Download speed from Softlayer, San Jose, CA: 65.1MB/s

Download speed from Softlayer, Washington, DC: 60.1MB/s

I/O speed :  1.9 GB/s

 


 

Gotta say, Incero's network is impressive.

 

Edit: AS info for my IP is http://bgp.he.net/AS54540


----------



## prometeus (Sep 22, 2013)

buffalooed said:


> Facility?  Upstreams?  Test IP?
> 
> Congrats to Sal.


Thanks.
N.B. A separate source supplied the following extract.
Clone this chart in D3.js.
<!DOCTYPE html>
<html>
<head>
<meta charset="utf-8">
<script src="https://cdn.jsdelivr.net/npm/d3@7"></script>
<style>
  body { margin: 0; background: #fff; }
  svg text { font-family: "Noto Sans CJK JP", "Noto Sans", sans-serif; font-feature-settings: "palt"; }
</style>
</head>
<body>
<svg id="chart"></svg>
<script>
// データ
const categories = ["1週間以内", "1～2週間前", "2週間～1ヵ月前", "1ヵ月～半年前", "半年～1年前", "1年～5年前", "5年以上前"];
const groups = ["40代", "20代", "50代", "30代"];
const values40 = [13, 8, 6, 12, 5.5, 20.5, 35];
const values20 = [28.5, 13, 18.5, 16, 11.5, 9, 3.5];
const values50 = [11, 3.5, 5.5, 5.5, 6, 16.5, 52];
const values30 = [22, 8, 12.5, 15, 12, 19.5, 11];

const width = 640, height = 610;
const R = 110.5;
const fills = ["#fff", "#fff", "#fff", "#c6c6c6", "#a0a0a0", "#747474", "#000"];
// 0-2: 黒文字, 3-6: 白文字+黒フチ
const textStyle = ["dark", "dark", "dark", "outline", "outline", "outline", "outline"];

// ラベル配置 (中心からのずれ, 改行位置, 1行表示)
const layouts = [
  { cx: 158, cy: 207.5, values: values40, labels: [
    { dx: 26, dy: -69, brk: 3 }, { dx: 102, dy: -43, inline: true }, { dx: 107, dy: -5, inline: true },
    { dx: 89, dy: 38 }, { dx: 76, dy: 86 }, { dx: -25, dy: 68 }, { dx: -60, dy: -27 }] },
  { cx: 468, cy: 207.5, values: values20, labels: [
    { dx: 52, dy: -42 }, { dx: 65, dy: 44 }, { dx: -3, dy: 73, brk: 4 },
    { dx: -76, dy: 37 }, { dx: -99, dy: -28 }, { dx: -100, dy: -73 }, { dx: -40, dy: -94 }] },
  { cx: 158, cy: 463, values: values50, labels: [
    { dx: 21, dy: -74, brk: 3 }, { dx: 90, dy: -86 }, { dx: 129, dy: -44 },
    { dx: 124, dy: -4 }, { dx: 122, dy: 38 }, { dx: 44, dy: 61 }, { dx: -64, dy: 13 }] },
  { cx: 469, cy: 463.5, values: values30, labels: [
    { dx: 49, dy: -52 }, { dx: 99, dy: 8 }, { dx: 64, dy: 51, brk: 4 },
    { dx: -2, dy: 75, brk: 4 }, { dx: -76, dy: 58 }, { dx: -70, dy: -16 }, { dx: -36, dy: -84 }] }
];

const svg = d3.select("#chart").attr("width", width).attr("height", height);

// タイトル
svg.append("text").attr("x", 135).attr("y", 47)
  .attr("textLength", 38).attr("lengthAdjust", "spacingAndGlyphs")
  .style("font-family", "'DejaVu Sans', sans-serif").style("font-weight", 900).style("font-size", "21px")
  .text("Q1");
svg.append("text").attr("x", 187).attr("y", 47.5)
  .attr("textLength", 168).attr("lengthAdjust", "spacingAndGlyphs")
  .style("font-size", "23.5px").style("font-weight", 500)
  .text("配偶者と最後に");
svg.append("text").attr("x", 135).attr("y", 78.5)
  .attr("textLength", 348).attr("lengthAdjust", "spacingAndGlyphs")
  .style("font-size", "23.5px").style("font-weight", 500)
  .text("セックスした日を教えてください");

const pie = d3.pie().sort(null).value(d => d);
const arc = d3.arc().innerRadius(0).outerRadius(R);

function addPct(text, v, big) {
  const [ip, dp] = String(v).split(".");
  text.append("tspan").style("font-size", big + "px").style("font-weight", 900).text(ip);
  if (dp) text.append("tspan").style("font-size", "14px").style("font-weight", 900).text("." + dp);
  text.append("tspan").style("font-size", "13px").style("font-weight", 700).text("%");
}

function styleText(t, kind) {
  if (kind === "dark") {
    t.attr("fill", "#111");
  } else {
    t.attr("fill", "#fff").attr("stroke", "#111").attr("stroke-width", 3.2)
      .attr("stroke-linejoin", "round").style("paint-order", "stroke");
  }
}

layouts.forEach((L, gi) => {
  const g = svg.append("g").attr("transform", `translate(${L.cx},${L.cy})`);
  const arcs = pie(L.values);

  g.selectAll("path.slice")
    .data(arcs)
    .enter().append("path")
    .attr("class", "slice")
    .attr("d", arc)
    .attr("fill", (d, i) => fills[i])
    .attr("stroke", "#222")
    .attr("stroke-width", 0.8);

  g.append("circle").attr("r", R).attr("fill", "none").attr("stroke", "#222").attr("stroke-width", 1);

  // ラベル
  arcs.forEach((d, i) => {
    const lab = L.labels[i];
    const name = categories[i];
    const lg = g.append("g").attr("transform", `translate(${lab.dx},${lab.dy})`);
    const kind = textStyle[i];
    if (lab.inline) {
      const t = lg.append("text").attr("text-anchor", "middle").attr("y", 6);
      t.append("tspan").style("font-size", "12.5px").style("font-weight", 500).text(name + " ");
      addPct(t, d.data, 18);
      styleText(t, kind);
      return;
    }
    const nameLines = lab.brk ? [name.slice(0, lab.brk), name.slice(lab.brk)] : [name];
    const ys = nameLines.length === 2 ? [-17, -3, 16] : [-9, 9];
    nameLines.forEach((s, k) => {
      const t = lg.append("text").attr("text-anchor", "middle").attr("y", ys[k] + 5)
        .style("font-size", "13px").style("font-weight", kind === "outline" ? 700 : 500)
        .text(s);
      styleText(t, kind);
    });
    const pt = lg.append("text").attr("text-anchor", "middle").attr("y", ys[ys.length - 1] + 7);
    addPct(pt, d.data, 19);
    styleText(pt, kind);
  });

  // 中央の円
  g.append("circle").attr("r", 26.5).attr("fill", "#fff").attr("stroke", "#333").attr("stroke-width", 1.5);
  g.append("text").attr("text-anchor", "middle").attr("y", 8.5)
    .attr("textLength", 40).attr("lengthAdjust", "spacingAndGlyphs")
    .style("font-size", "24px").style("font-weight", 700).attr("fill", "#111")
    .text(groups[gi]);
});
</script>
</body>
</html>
As Dylan said we started with Incero, rented a few servers, let see how it goes


----------



## drmike (Sep 22, 2013)

Well, I do like Incero.  

Is this just a trial run to see how it goes?   Not extremely fond of providers with rentals.  Seems to never work our correctly and seems to be what separates the good providers from the rest.


----------



## prometeus (Sep 22, 2013)

buffalooed said:


> Well, I do like Incero.
> 
> Is this just a trial run to see how it goes?   Not extremely fond of providers with rentals.  Seems to never work our correctly and seems to be what separates the good providers from the rest.


We're looking for a location for iwstack services, a cloudstack zone isn't easy to deploy and require lot of hardware so we need to be sure a location is good for our need before even think to colo something. 
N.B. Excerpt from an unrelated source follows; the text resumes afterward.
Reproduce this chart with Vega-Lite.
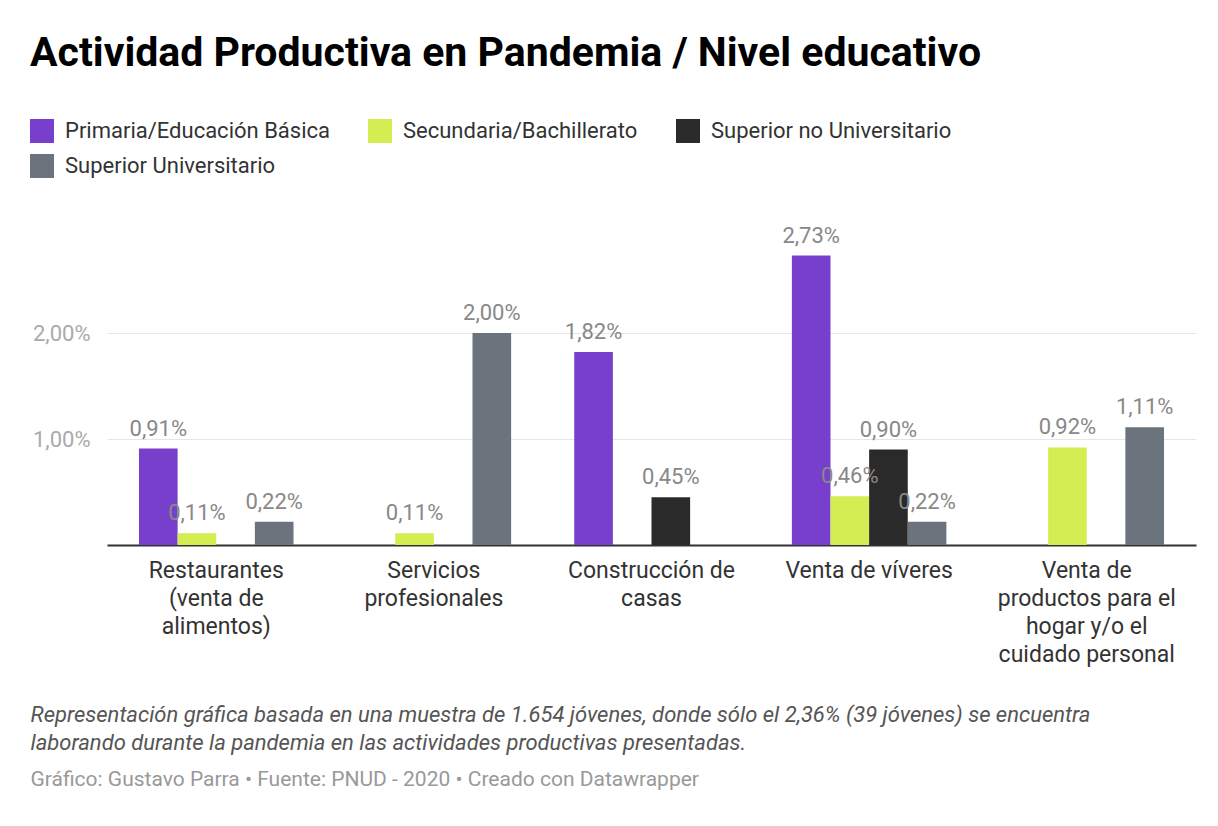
{
  "$schema": "https://vega.github.io/schema/vega-lite/v6.json",
  "width": 1089,
  "height": 318,
  "autosize": {"type": "none"},
  "padding": {"left": 107, "top": 227, "right": 22, "bottom": 281},
  "background": "white",
  "title": {
    "text": "Actividad Productiva en Pandemia / Nivel educativo",
    "anchor": "start",
    "frame": "group",
    "dx": -77,
    "offset": 44,
    "font": "Roboto",
    "fontSize": 41,
    "fontWeight": "bold",
    "color": "#000000"
  },
  "data": {
    "values": [
      {"actividad": "Restaurantes (venta de alimentos)", "nivel": "Primaria/Educación Básica", "valor": 0.0091},
      {"actividad": "Restaurantes (venta de alimentos)", "nivel": "Secundaria/Bachillerato", "valor": 0.0011},
      {"actividad": "Restaurantes (venta de alimentos)", "nivel": "Superior Universitario", "valor": 0.0022},
      {"actividad": "Servicios profesionales", "nivel": "Secundaria/Bachillerato", "valor": 0.0011},
      {"actividad": "Servicios profesionales", "nivel": "Superior Universitario", "valor": 0.02},
      {"actividad": "Construcción de casas", "nivel": "Primaria/Educación Básica", "valor": 0.0182},
      {"actividad": "Construcción de casas", "nivel": "Superior no Universitario", "valor": 0.0045},
      {"actividad": "Venta de víveres", "nivel": "Primaria/Educación Básica", "valor": 0.0273},
      {"actividad": "Venta de víveres", "nivel": "Secundaria/Bachillerato", "valor": 0.0046},
      {"actividad": "Venta de víveres", "nivel": "Superior no Universitario", "valor": 0.009},
      {"actividad": "Venta de víveres", "nivel": "Superior Universitario", "valor": 0.0022},
      {"actividad": "Venta de productos para el hogar y/o el cuidado personal", "nivel": "Secundaria/Bachillerato", "valor": 0.0092},
      {"actividad": "Venta de productos para el hogar y/o el cuidado personal", "nivel": "Superior Universitario", "valor": 0.0111}
    ]
  },
  "encoding": {
    "x": {
      "field": "actividad",
      "type": "nominal",
      "sort": ["Restaurantes (venta de alimentos)", "Servicios profesionales", "Construcción de casas", "Venta de víveres", "Venta de productos para el hogar y/o el cuidado personal"],
      "scale": {"paddingInner": 0.29, "paddingOuter": 0.147},
      "axis": {
        "title": ["Representación gráfica basada en una muestra de 1.654 jóvenes, donde sólo el 2,36% (39 jóvenes) se encuentra", "laborando durante la pandemia en las actividades productivas presentadas."],
        "titleX": -77,
        "titleY": 159,
        "titleAlign": "left",
        "titleAnchor": "start",
        "titleBaseline": "top",
        "titleFont": "Roboto",
        "titleFontStyle": "italic",
        "titleFontWeight": "normal",
        "titleFontSize": 22,
        "titleColor": "#555555",
        "titleLineHeight": 28,
        "labelExpr": "datum.value === 'Restaurantes (venta de alimentos)' ? ['Restaurantes', '(venta de', 'alimentos)'] : datum.value === 'Servicios profesionales' ? ['Servicios', 'profesionales'] : datum.value === 'Construcción de casas' ? ['Construcción de', 'casas'] : datum.value === 'Venta de víveres' ? ['Venta de víveres'] : ['Venta de', 'productos para el', 'hogar y/o el', 'cuidado personal']",
        "labelAngle": 0,
        "labelFont": "Roboto",
        "labelFontSize": 23,
        "labelColor": "#333333",
        "labelLineHeight": 28,
        "labelPadding": 14,
        "labelLimit": 400,
        "ticks": false,
        "tickSize": 0,
        "domainColor": "#333333",
        "domainWidth": 2,
        "grid": false
      }
    },
    "xOffset": {
      "field": "nivel",
      "type": "nominal",
      "scale": {"domain": ["Primaria/Educación Básica", "Secundaria/Bachillerato", "Superior no Universitario", "Superior Universitario"]}
    },
    "y": {
      "field": "valor",
      "type": "quantitative",
      "scale": {"domain": [0, 0.03], "nice": false, "zero": true},
      "axis": {
        "values": [0.01, 0.02],
        "format": ".2%",
        "title": "Gráfico: Gustavo Parra • Fuente: PNUD - 2020 • Creado con Datawrapper",
        "titleAngle": 0,
        "titleX": -77,
        "titleY": 552,
        "titleAlign": "left",
        "titleAnchor": "start",
        "titleBaseline": "middle",
        "titleFont": "Roboto",
        "titleFontSize": 21,
        "titleFontWeight": "normal",
        "titleColor": "#999999",
        "domain": false,
        "ticks": false,
        "tickSize": 0,
        "labelFont": "Roboto",
        "labelFontSize": 22,
        "labelColor": "#aaaaaa",
        "labelPadding": 17,
        "grid": true,
        "gridColor": "#e6e6e6",
        "gridWidth": 1
      }
    }
  },
  "layer": [
    {
      "mark": {"type": "bar"},
      "encoding": {
        "color": {
          "field": "nivel",
          "type": "nominal",
          "scale": {
            "domain": ["Primaria/Educación Básica", "Secundaria/Bachillerato", "Superior no Universitario", "Superior Universitario"],
            "range": ["#783fcd", "#d4ed52", "#2a2a2a", "#6b737c"]
          },
          "legend": {
            "title": null,
            "orient": "none",
            "legendX": -77,
            "legendY": -108,
            "direction": "horizontal",
            "columns": 3,
            "symbolType": "square",
            "symbolSize": 576,
            "symbolStrokeWidth": 0,
            "symbolOpacity": 1,
            "labelFont": "Roboto",
            "labelFontSize": 22,
            "labelColor": "#333333",
            "labelOffset": 11,
            "labelLimit": 400,
            "columnPadding": 38,
            "rowPadding": 11,
            "padding": 0
          }
        }
      }
    },
    {
      "mark": {"type": "text", "dy": -13, "baseline": "alphabetic", "align": "center", "font": "Roboto", "fontSize": 22, "color": "#888888"},
      "encoding": {
        "text": {"field": "valor", "type": "quantitative", "format": ".2%"}
      }
    }
  ],
  "config": {
    "font": "Roboto",
    "view": {"stroke": null},
    "locale": {
      "number": {"decimal": ",", "thousands": ".", "grouping": [3], "currency": ["", " €"]}
    }
  }
}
Renting is the way to go in this case ;-)


----------



## HalfEatenPie (Sep 22, 2013)

Well...  I personally love Incero (maybe a bit biased here  ).  Anyways awesome news Sal!  Always a big fan of Prometeus!


----------



## maounique (Sep 22, 2013)

Thanks 

It is not only for existing customers, just that the free month only works for them.

All existing customers in good standing can get a free month on the monthly plan, i.e. no obligations, just test it. We do not allow this for others because we do not wish to have abusers there.

As for IPv6, that is indeed a problem, however, incero had a good offer with good network so we decided to go ahead anyway and test their remote hands and stability.

If everything checks out, we will manage IPv6 somehow, even if they do not wish to implement it themselves. It will not be like a native solution, but will have to do at least for a while before it really picks up and we start to see real traffic over IPv6.

One more thing: even if we do not deploy IWStack there, the servers will stay, this is not a trial or beta for customers, we are fairly confident it will be stable and we had requests for US locations for years. With the IWStack, now we feel like we have to expand, most corporate customers will need to serve both markets and have a better worldwide cover.

There are many datacenters to choose from, hopefully, at least one will have the kind of service level we need for IWStack, but, once again, this is not a drill ! It is meant to stay.


----------



## peterw (Sep 23, 2013)

So it is Dallas, TX. What upstreams did you bought in?


----------



## maounique (Sep 23, 2013)

Well, it is Incero's regular mix, we didnt get any special provider as Incero seems good enough.


----------